Most cameras in this category are very affordable, and in many cases you can take any of these listed, go back a few generations, and find some really good options for much less than buying the latest model.

Another thing to keep in mind when getting cameras with swappable lenses is to make sure the lenses you're buying fit the camera and sensor. I won't go into all of the technical details here, but just make sure any lens you buy works with the camera you have before purchasing it.

Canon M50

Canon M50

The Canon M50 is a class of its own. Its smaller size makes it extremely portable, but the internals are also very attractive.

One of the biggest features this little camera has is the ability to shoot video in 4K. Recording at higher resolutions gives you the opportunity to do more with more, and for a lot of vloggers this is a really great selling point.

If high resolution video isn't your thing right now, you might be interested in the image stabilization or the revolving screen, or simply the fact that you can have multiple lenses for different settings.

Canon 80d

Canon 80d

Arguably one of the most popular entry-level DSLR cameras for vlogging was the Canon 60d. It had great autofocus, a flip-out screen, capability for external audio, and more. Several years ago it seemed everyone had this camera.

Fast-forward a few years and you get the 80d, a step up from the point-and-shoots and a great option for vloggers who want more options in a single camera.

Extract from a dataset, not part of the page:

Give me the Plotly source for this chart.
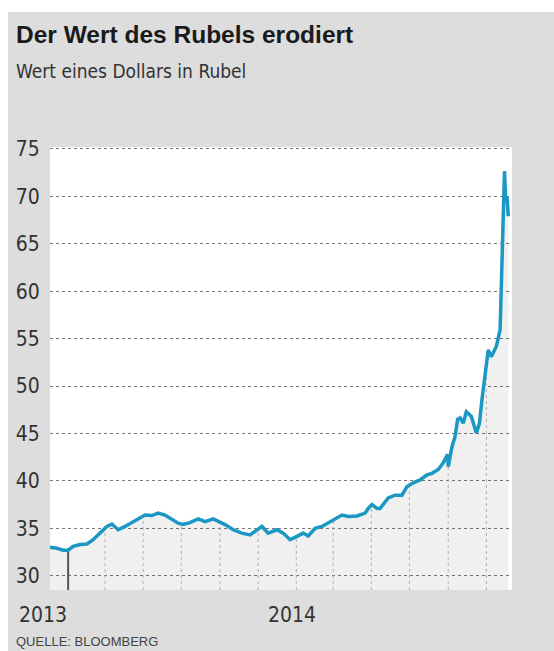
import numpy as np
import pandas as pd
import plotly.graph_objects as go

# ---- data ----
dates = [
    "2012-12-03", "2012-12-14", "2012-12-24", "2013-01-01", "2013-01-09", "2013-01-20",
    "2013-01-31", "2013-02-10", "2013-02-21", "2013-03-04", "2013-03-12", "2013-03-22",
    "2013-04-02", "2013-04-13", "2013-04-23", "2013-05-04", "2013-05-15", "2013-05-25",
    "2013-06-05", "2013-06-16", "2013-06-26", "2013-07-04", "2013-07-15", "2013-07-28",
    "2013-08-08", "2013-08-21", "2013-09-01", "2013-09-09", "2013-09-22", "2013-10-06",
    "2013-10-19", "2013-10-30", "2013-11-07", "2013-11-17", "2013-12-01", "2013-12-11",
    "2013-12-22", "2014-01-02", "2014-01-12", "2014-01-20", "2014-01-31", "2014-02-11",
    "2014-02-21", "2014-03-04", "2014-03-15", "2014-03-25", "2014-04-08", "2014-04-21",
    "2014-04-26", "2014-05-02", "2014-05-10", "2014-05-15", "2014-05-28", "2014-06-08",
    "2014-06-19", "2014-06-27", "2014-07-07", "2014-07-18", "2014-07-29", "2014-08-06",
    "2014-08-16", "2014-08-24", "2014-08-31", "2014-09-01", "2014-09-07", "2014-09-12",
    "2014-09-16", "2014-09-20", "2014-09-25", "2014-09-30", "2014-10-08", "2014-10-16",
    "2014-10-21", "2014-10-25", "2014-10-30", "2014-11-04", "2014-11-09", "2014-11-17",
    "2014-11-23", "2014-11-25", "2014-11-27", "2014-11-29", "2014-11-30", "2014-12-02",
    "2014-12-04", "2014-12-06",
]
rub_per_usd = [
    33.0, 32.9, 32.7, 32.7, 33.1, 33.3,
    33.35, 33.8, 34.5, 35.2, 35.45, 34.85,
    35.2, 35.6, 35.9, 36.4, 36.35, 36.6,
    36.4, 35.9, 35.55, 35.4, 35.6, 36.0,
    35.7, 36.0, 35.7, 35.4, 34.85, 34.5,
    34.3, 34.85, 35.2, 34.5, 34.85, 34.5,
    33.8, 34.15, 34.5, 34.2, 35.0, 35.2,
    35.55, 36.0, 36.4, 36.25, 36.3, 36.6,
    37.1, 37.5, 37.1, 37.1, 38.2, 38.5,
    38.5, 39.4, 39.8, 40.1, 40.65, 40.8,
    41.2, 41.9, 42.8, 41.5, 43.6, 44.7,
    46.5, 46.65, 46.1, 47.3, 46.8, 45.05,
    46.1, 48.6, 51.5, 53.8, 53.1, 54.2,
    55.95, 60.2, 64.4, 69.7, 72.65, 69.5,
    70.0, 67.9,
]
y_ticks = [30, 35, 40, 45, 50, 55, 60, 65, 70, 75]
year_labels = ["2013", "2014"]
year_dates = ["2013-01-01", "2014-01-01"]
grid_dates = pd.date_range("2013-01-01", "2014-11-01", freq="2MS")

title = "Der Wert des Rubels erodiert"
subtitle = "Wert eines Dollars in Rubel"
source = "QUELLE: BLOOMBERG"

# ---- styles ----
FONT = "DejaVu Sans Condensed, Liberation Sans, Arial, sans-serif"
TITLE_FONT = "Liberation Sans, Arial, sans-serif"
BG = "#dddddd"
LINE = "#1b97c4"
Y_MIN, Y_MAX = 28.5, 75.2
X_MIN, X_MAX = "2012-12-03", "2014-12-12"

d = pd.to_datetime(dates)
v = np.array(rub_per_usd)

# vertical grid segments from the bottom of the plot up to the curve
t_data = d.astype("int64").to_numpy()
gx, gy = [], []
for gd in grid_dates[1:]:
    val = float(np.interp(gd.value, t_data, v))
    gx += [gd, gd, None]
    gy += [Y_MIN, val, None]
first = grid_dates[0]
first_val = float(np.interp(first.value, t_data, v))

fig = go.Figure()
fig.add_trace(go.Scatter(x=d, y=v, mode="lines", line=dict(width=0, color=LINE),
                         fill="tozeroy", fillcolor="rgba(0,0,0,0.06)", hoverinfo="skip"))
fig.add_trace(go.Scatter(x=gx, y=gy, mode="lines",
                         line=dict(color="#b0b0b0", width=1, dash="3px,3px"), hoverinfo="skip"))
fig.add_trace(go.Scatter(x=[first, first], y=[Y_MIN, first_val], mode="lines",
                         line=dict(color="#555555", width=2), hoverinfo="skip"))
fig.add_trace(go.Scatter(x=d, y=v, mode="lines", line=dict(color=LINE, width=3.5)))

annotations = [
    dict(text=f"<b>{title}</b>", xref="paper", yref="paper", x=0, y=1, xanchor="left",
         yanchor="middle", xshift=-36, yshift=113, showarrow=False,
         font=dict(family=TITLE_FONT, size=24.5, color="#1a1a1a")),
    dict(text=subtitle, xref="paper", yref="paper", x=0, y=1, xanchor="left",
         yanchor="middle", xshift=-36, yshift=76, showarrow=False,
         font=dict(family=FONT, size=19, color="#333333")),
    dict(text=source, xref="paper", yref="paper", x=0, y=0, xanchor="left",
         yanchor="top", xshift=-36, yshift=-42, showarrow=False,
         font=dict(family=TITLE_FONT, size=13, color="#444444")),
    dict(text=year_labels[0], xref="x", yref="paper", x=year_dates[0], y=0,
         xanchor="right", yanchor="middle", xshift=1, yshift=-25, showarrow=False,
         font=dict(family=FONT, size=21, color="#333333")),
    dict(text=year_labels[1], xref="x", yref="paper", x=year_dates[1], y=0,
         xanchor="center", yanchor="middle", xshift=-4, yshift=-25, showarrow=False,
         font=dict(family=FONT, size=21, color="#333333")),
]

# gray panel with a thin white border on the left and top
L, R, T, B = 50, 42, 147, 61
W, H = 554, 651
pw, ph = W - L - R, H - T - B
shapes = [
    dict(type="rect", xref="paper", yref="paper", layer="below",
         x0=-L / pw, x1=-(L - 8) / pw, y0=-B / ph, y1=(ph + T) / ph,
         fillcolor="white", line=dict(width=0)),
    dict(type="rect", xref="paper", yref="paper", layer="below",
         x0=-L / pw, x1=(pw + R) / pw, y0=(ph + T - 12) / ph, y1=(ph + T) / ph,
         fillcolor="white", line=dict(width=0)),
]

fig.update_layout(
    width=W, height=H,
    margin=dict(l=L, r=R, t=T, b=B),
    paper_bgcolor=BG, plot_bgcolor="white",
    showlegend=False,
    annotations=annotations,
    shapes=shapes,
    xaxis=dict(type="date", range=[X_MIN, X_MAX], showgrid=False, zeroline=False,
               showticklabels=False, showline=False, ticks=""),
    yaxis=dict(range=[Y_MIN, Y_MAX], tickvals=y_ticks, showgrid=True,
               gridcolor="#777777", griddash="dot", gridwidth=1, zeroline=False,
               showline=False, ticks="outside", ticklen=5, tickcolor="rgba(0,0,0,0)",
               tickfont=dict(family=FONT, size=21, color="#333333")),
)

fig.write_html("out.html")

The Canon 80d shoots in 1080p and has incredible autofocus, so you won't have to worry too much about the settings while you're vlogging on the go. A great option for the mid-range vlogging category.

High-End Cameras

Now we enter the world of full-frame and "wow how did they pack so many features in there" cameras. These higher-end cameras are truly a class of their own. You'll find a lot of tech and outdoor vloggers using these because of their incredible versatility and quality.

Many of the cameras you'd find in this category are top-tier and provide you with an expanse of options: great autofocus, swappable lenses, 4K, multiple frame rates, weatherproofing, and more.

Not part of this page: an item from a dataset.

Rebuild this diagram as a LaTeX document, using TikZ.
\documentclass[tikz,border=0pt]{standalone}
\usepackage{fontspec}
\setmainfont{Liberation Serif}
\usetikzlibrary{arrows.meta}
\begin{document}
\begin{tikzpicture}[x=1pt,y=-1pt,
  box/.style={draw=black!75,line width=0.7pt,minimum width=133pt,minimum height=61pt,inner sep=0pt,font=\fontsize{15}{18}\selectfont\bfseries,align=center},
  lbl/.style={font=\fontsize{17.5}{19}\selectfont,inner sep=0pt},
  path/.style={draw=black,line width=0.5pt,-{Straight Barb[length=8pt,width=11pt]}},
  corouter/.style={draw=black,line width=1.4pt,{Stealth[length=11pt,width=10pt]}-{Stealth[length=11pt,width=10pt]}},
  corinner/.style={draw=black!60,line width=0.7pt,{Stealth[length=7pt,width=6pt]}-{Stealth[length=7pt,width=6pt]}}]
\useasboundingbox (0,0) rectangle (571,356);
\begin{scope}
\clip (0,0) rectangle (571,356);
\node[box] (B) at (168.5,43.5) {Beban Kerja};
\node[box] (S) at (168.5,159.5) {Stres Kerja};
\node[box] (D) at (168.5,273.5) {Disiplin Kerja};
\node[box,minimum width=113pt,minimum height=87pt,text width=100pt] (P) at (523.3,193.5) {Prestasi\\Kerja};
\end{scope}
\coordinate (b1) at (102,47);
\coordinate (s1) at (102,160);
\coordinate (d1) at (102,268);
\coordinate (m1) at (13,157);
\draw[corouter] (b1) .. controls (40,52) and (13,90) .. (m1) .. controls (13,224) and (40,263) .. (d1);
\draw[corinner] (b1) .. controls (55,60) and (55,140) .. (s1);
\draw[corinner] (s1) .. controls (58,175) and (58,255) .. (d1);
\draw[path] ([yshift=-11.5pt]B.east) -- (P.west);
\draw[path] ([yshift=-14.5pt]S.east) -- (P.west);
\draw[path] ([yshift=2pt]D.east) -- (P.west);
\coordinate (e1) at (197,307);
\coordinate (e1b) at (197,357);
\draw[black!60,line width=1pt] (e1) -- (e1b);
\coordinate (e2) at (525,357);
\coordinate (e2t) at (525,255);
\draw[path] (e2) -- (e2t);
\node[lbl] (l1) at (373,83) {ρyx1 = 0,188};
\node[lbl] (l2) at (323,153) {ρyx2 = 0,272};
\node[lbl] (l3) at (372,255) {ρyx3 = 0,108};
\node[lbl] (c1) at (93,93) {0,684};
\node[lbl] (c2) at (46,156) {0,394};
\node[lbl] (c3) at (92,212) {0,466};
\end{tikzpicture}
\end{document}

If you really want to move your vlog into the next level of quality and aren't too worried about the investment, these are great options.

Panasonic Lumix GH5

Panasonic Lumix GH5

The Panasonic Lumix GH5 was a surprise when it first launched, because nobody seemed to expect another camera that could jump into the waters with the other top-end vlogging cameras.

The GH5 packs a punch with its impressively large number of features: 4K resolution, in-body image stabilization, advanced autofocus, multiple levels of high frame rates, and a huge amount of features that wouldn't fit here.

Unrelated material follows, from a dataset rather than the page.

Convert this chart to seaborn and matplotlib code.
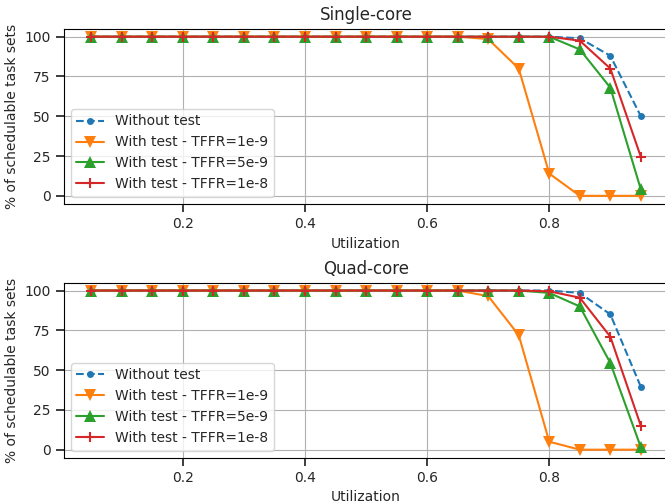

There's a lot going for the GH5, and it is certainly top of its class. The type of content I've seen produced on this camera varies from "talking head" videos in an office to jaw-dropping slackline adventure videos. This can certainly be your one-and-only if you wanted it to be.

Sony A7S series

Sony A7s ii

Sony has been slowly but surely increasing its footprint in the photo and video world, and one of its best entries to date has been the Sony A7 series.

The Sony A7S has been widely acknowledged as one of the best low-light options on the market, which gives you better options for location and timing without having to worry about grainy video quality.

These cameras have all of the top-end features, including 4K, external audio capability, image stabilization, and even sports a full-frame sensor inside.

The primary feature of this camera, as mentioned before, is the light capability. Sometimes you want to take your camera outside and you've obviously got plenty of light, but other times you might want to film later in the evening or inside when it's not as bright. The A7s series is perfect for this type of versatility.


The list on this page is not exhaustive in any way, but is meant to present you with some solid quality options if you want to get a good camera that will last you a long time.

Are these cameras necessary for vlogging? Do you have to get something really expensive or over the top to get your videos done? No, absolutely not.

These cameras are simply many of the popular options that are being used by a lot of vloggers, and they are designed to last a long time.

Any investment you make into improving your vlogging setup is going to be worth the cost.